I've started reading Johann Schweighäuser's 1822 translation into Latin of Herodotus' Histories, and already the first sentence is giving me some trouble.
The Greek, which I can puzzle my way through just about half of, reads
Ἡροδότου Ἁλικαρνησσέος ἱστορίης ἀπόδεξις ἥδε, ὡς μήτε τὰ γενόμενα ἐξ ἀνθρώπων τῷ χρόνῳ ἐξίτηλα γένηται, μήτε ἔργα μεγάλα τε καὶ θωμαστά, τὰ μὲν Ἕλλησι τὰ δὲ βαρβάροισι ἀποδεχθέντα, ἀκλεᾶ γένηται, τά τε ἄλλα καὶ δι᾽ ἣν αἰτίην ἐπολέμησαν ἀλλήλοισι.
One English translation of the passage reads
These are the researches of Herodotus of Halicarnassus, which he publishes in the hope of thereby preserving from decay the remembrance of what men have done, and of preventing the great and wonderful actions of the Greeks and the Barbarians from losing their due meed of glory; and withal to put on record what were their grounds of feuds.

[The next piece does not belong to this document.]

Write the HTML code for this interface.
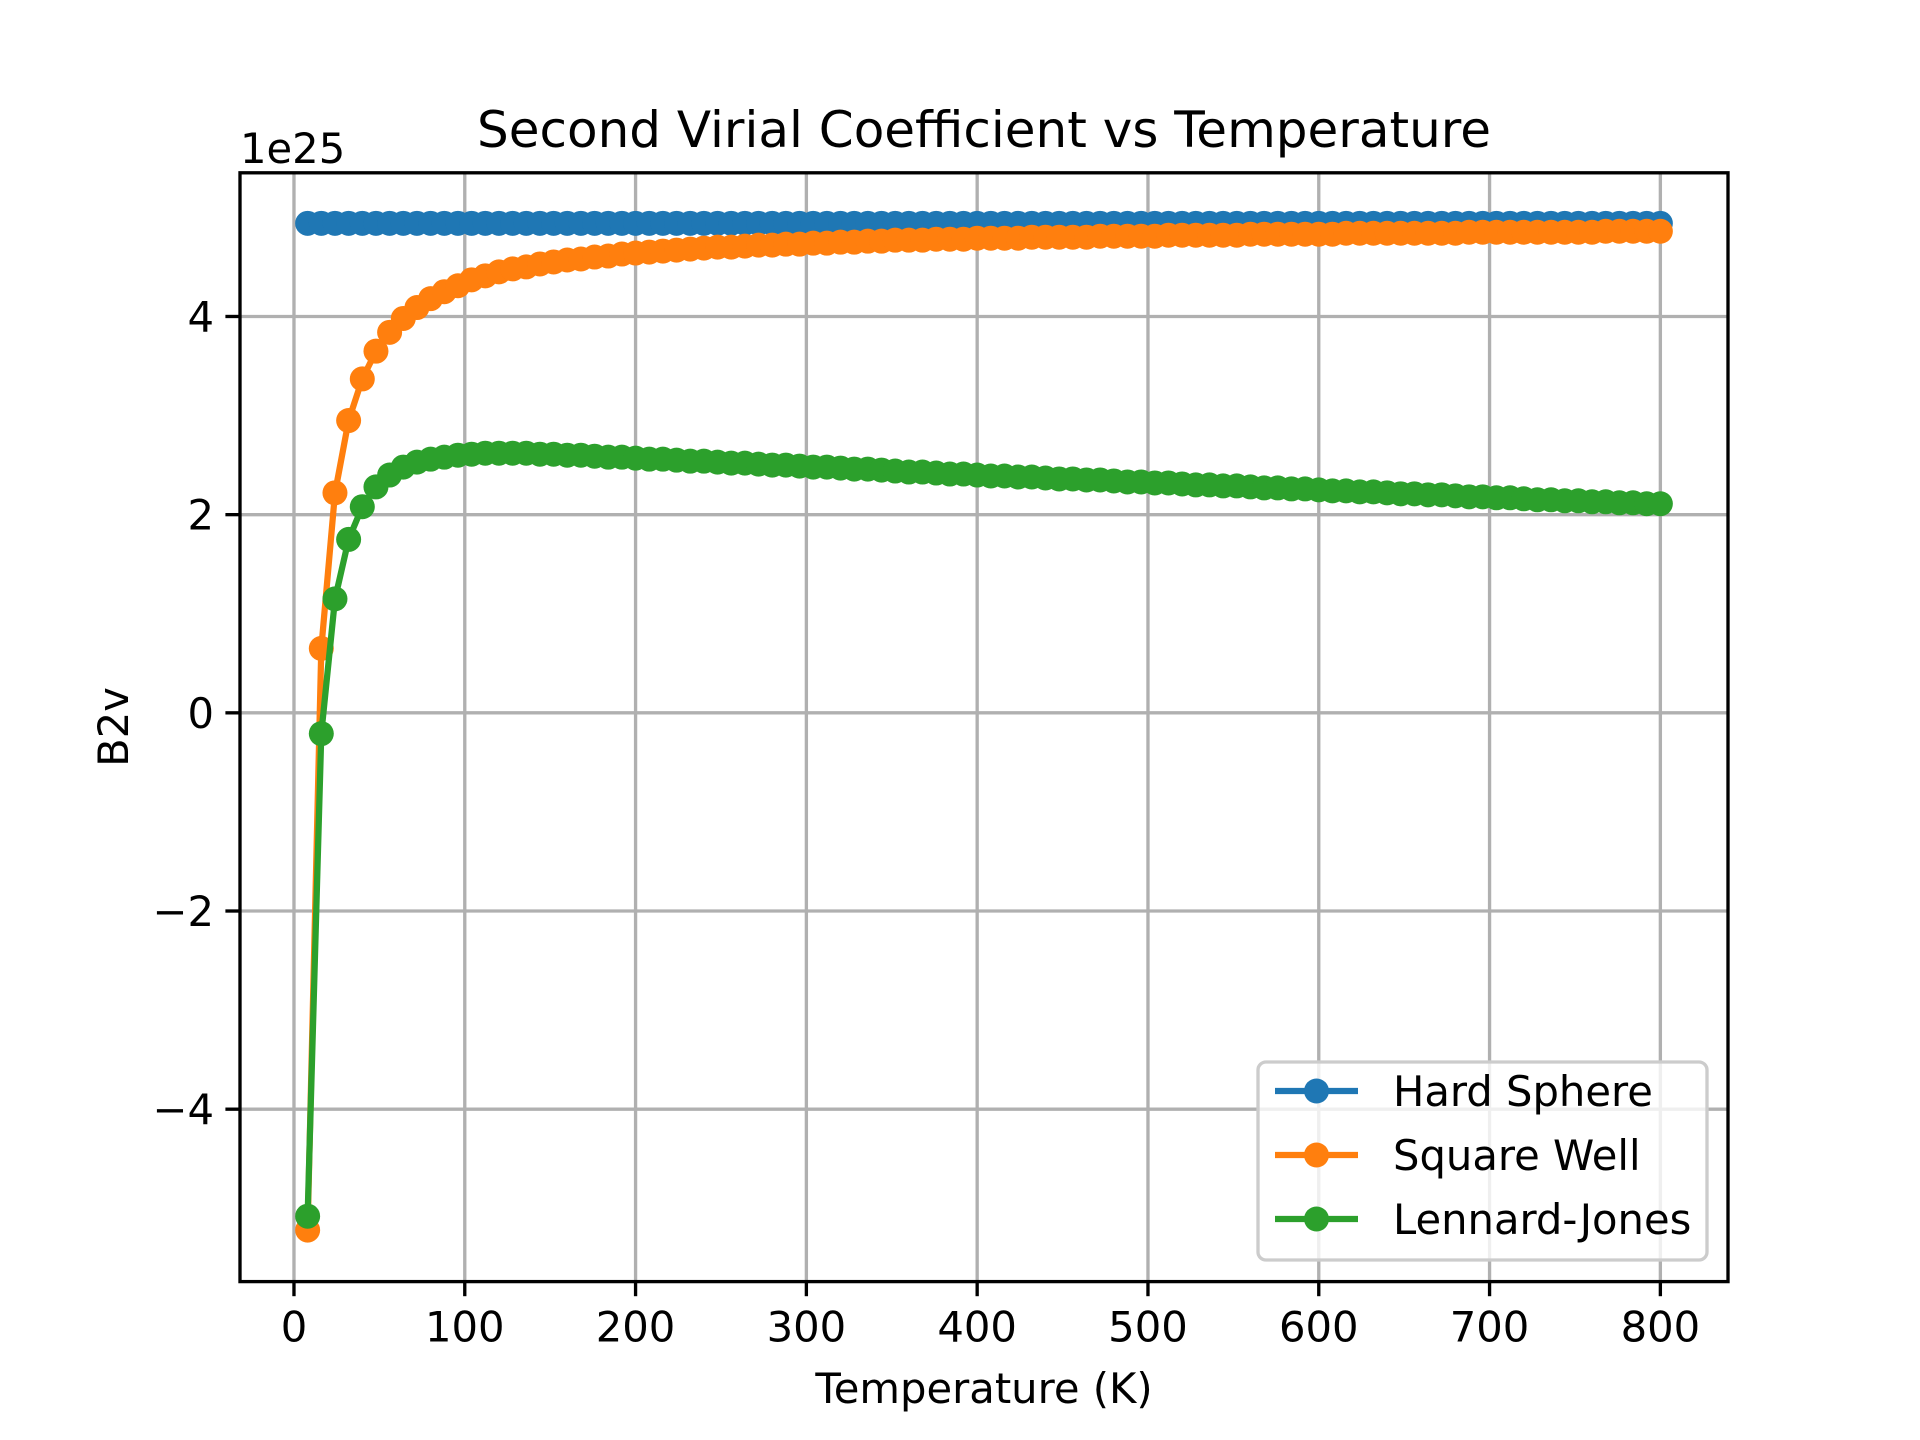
<!DOCTYPE html>
<html><head><meta charset="utf-8"><style>
html,body{margin:0;padding:0;background:#fff;}
svg{display:block;font-family:"DejaVu Sans","Liberation Sans",sans-serif;}
</style></head>
<body>
<svg id="chart" width="1920" height="1440" viewBox="0 0 1920 1440" xmlns="http://www.w3.org/2000/svg">
<rect width="1920" height="1440" fill="#fff"/>
<g id="grid"></g>
<g id="series"></g>
<rect x="240" y="172.8" width="1488" height="1108.8" fill="none" stroke="#000" stroke-width="3.33"/>
<g id="ticks"></g>
<text x="984" y="147" font-size="50" text-anchor="middle">Second Virial Coefficient vs Temperature</text>
<text x="240" y="163" font-size="41.7">1e25</text>
<text x="984" y="1403" font-size="41.7" text-anchor="middle">Temperature (K)</text>
<text transform="translate(128,727) rotate(-90)" font-size="41.7" text-anchor="middle">B2v</text>
<g id="legend"></g>
</svg>
<script>
const temps = [];
for (let t = 8; t <= 800; t += 8) temps.push(t);
const hardSphere = Array(100).fill(4.94);
const squareWell = [-5.22,0.65,2.22,2.95,3.37,3.65,3.84,3.98,4.09,4.18,4.25,4.31,
4.37,4.41,4.45,4.48,4.50,4.53,4.55,4.57,4.58,4.60,4.61,4.63,4.64,4.65,4.66,4.67,4.68,4.69,4.70,4.70,4.71,4.72,4.72,4.73,4.73,4.74,4.74,4.75,4.75,4.76,4.76,4.77,4.77,4.77,4.78,4.78,4.78,4.79,
4.79,4.79,4.79,4.80,4.80,4.80,4.80,4.80,4.81,4.81,4.81,4.81,4.81,4.82,4.82,4.82,4.82,4.82,4.82,
4.83,4.83,4.83,4.83,4.83,4.83,4.83,4.84,4.84,4.84,4.84,4.84,4.84,4.84,4.84,4.84,
4.85,4.85,4.85,4.85,4.85,4.85,4.85,4.85,4.85,4.85,4.86,4.86,4.86,4.86,4.86];
const lennardJones = [-5.08,-0.21,1.15,1.75,2.08,2.28,2.40,2.48,2.53,2.56,2.58,2.60,2.61,2.62,2.62,2.62,2.62,2.61,2.61,2.60,
2.60,2.59,2.58,2.58,2.57,2.56,2.56,2.55,2.54,2.54,2.53,2.52,2.52,2.51,2.50,2.50,2.49,2.48,2.48,2.47,2.46,2.46,2.45,2.44,2.43,2.43,2.42,2.41,2.41,2.40,
2.39,2.39,2.38,2.38,2.37,2.36,2.36,2.35,2.35,2.34,2.33,2.33,2.32,2.32,2.31,2.30,2.30,2.29,2.29,2.28,
2.27,2.27,2.26,2.26,2.25,2.24,2.24,2.23,2.23,2.22,2.21,2.21,2.20,2.20,2.19,2.18,2.18,2.17,2.17,2.16,
2.15,2.15,2.14,2.14,2.13,2.13,2.12,2.12,2.11,2.11];
const xTicks = [0,100,200,300,400,500,600,700,800];
const yTicks = [-4,-2,0,2,4];
const seriesNames = ["Hard Sphere","Square Well","Lennard-Jones"];
const seriesColors = ["#1f77b4","#ff7f0e","#2ca02c"];

const X0=240,X1=1728,Y0=172.8,Y1=1281.6;
const xMin=-31.6,xMax=839.6,yMin=-5.74,yMax=5.45;
const xs=v=>X0+(v-xMin)/(xMax-xMin)*(X1-X0);
const ys=v=>Y1-(v-yMin)/(yMax-yMin)*(Y1-Y0);
const NS="http://www.w3.org/2000/svg";
function mk(tag,attrs,parent){const e=document.createElementNS(NS,tag);for(const k in attrs)e.setAttribute(k,attrs[k]);parent.appendChild(e);return e;}
const grid=document.getElementById('grid'),ticks=document.getElementById('ticks');
xTicks.forEach(v=>{
  const x=xs(v);
  const g=mk('line',{x1:x,x2:x,y1:Y0,y2:Y1,stroke:'#b0b0b0','stroke-width':3.33},grid);
  
  
  const t=mk('line',{x1:x,x2:x,y1:Y1,y2:Y1+14.6,stroke:'#000','stroke-width':3.33},ticks);
  
  
  const l=mk('text',{x:x,y:Y1+60,'font-size':41.7,'text-anchor':'middle'},ticks);
  l.textContent=String(v);
  
  
});
yTicks.forEach(v=>{
  const y=ys(v);
  const g=mk('line',{x1:X0,x2:X1,y1:y,y2:y,stroke:'#b0b0b0','stroke-width':3.33},grid);
  
  
  const t=mk('line',{x1:X0-14.6,x2:X0,y1:y,y2:y,stroke:'#000','stroke-width':3.33},ticks);
  
  
  const l=mk('text',{x:X0-26,y:y+15,'font-size':41.7,'text-anchor':'end'},ticks);
  l.textContent=v<0?'\u2212'+Math.abs(v):String(v);
  
  
});
const sg=document.getElementById('series');
[hardSphere,squareWell,lennardJones].forEach((vals,i)=>{
  const g=mk('g',{},sg);
  
  
  const pts=vals.map((v,j)=>xs(temps[j]).toFixed(1)+','+ys(v).toFixed(1)).join(' ');
  const pl=mk('polyline',{points:pts,fill:'none',stroke:seriesColors[i],'stroke-width':6.25,'stroke-linejoin':'round'},g);
  
  
  vals.forEach((v,j)=>{
    const c=mk('circle',{cx:xs(temps[j]),cy:ys(v),r:12.5,fill:seriesColors[i]},g);
    
    
  });
});
const lg=document.getElementById('legend');
const box=mk('rect',{x:1258,y:1062,width:449,height:198,rx:8,fill:'#fff','fill-opacity':0.8,stroke:'#cccccc','stroke-width':3.33},lg);


seriesNames.forEach((n,i)=>{
  const y=1091+i*64;
  const e=mk('g',{},lg);
  
  
  mk('line',{x1:1275,x2:1358,y1:y,y2:y,stroke:seriesColors[i],'stroke-width':6.25},e);
  mk('circle',{cx:1316.5,cy:y,r:12.5,fill:seriesColors[i]},e);
  const t=mk('text',{x:1393,y:y+15,'font-size':41.7},e);
  t.textContent=n;
});
</script>
</body></html>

Another, more recent translation (Tom Holland's) reads
Herodotus, from Halicarnassus, here displays his enquiries, that human achievement may be spared the ravages of time, and that everything great and astounding, and all the glory of those exploits which served to display Greeks and barbarians alike to such effect, be kept alive—and additionally, and most importantly, to give the reason they went to war.
Schweighäuser's version reads as follows:
Herodotus Halicarnasseus, quæ quum cæteris de rebus, tum de caussa bellorum Græcos inter Barbarosque gestorum, perquirendo cognovit, ea his libris consignata in publicum edit; ne, quæ ab hominibus gesta sunt, progressu temporis oblivione deleantur, neve præclara mirabiliaque facta, quæ vel a Græcis edita sunt vel a Barbaris, sua laude fraudentur.
My fairly literal translation of the Latin is
Herodotus of Halicarnassus publishes the things (set down in these books) which he recognized in researching as much into the cause of the wars waged between the Greeks and the barbarians as into other matters, lest the acts of men be wiped out into oblivion by the passage of time, or lest the wondrous and most famous deeds performed by the Greeks or the barbarians be cheated of their praise.
I'm having trouble with "quæ quum cæteris de rebus, tum de caussa," for two reasons:
1) My understanding is that the cum X, tum Y generally means "as much Y as X." But there's nothing like that in the English or, as far as I can tell, in the Greek.
2) There's nothing like "into other matters" in the English or, as far as I can tell, in the Greek.
What's going on with this phrase? (My Greek is very rudimentary, so if there's a discussion of the Greek in your answer, I'd love it if you transferred the explanation to the English.)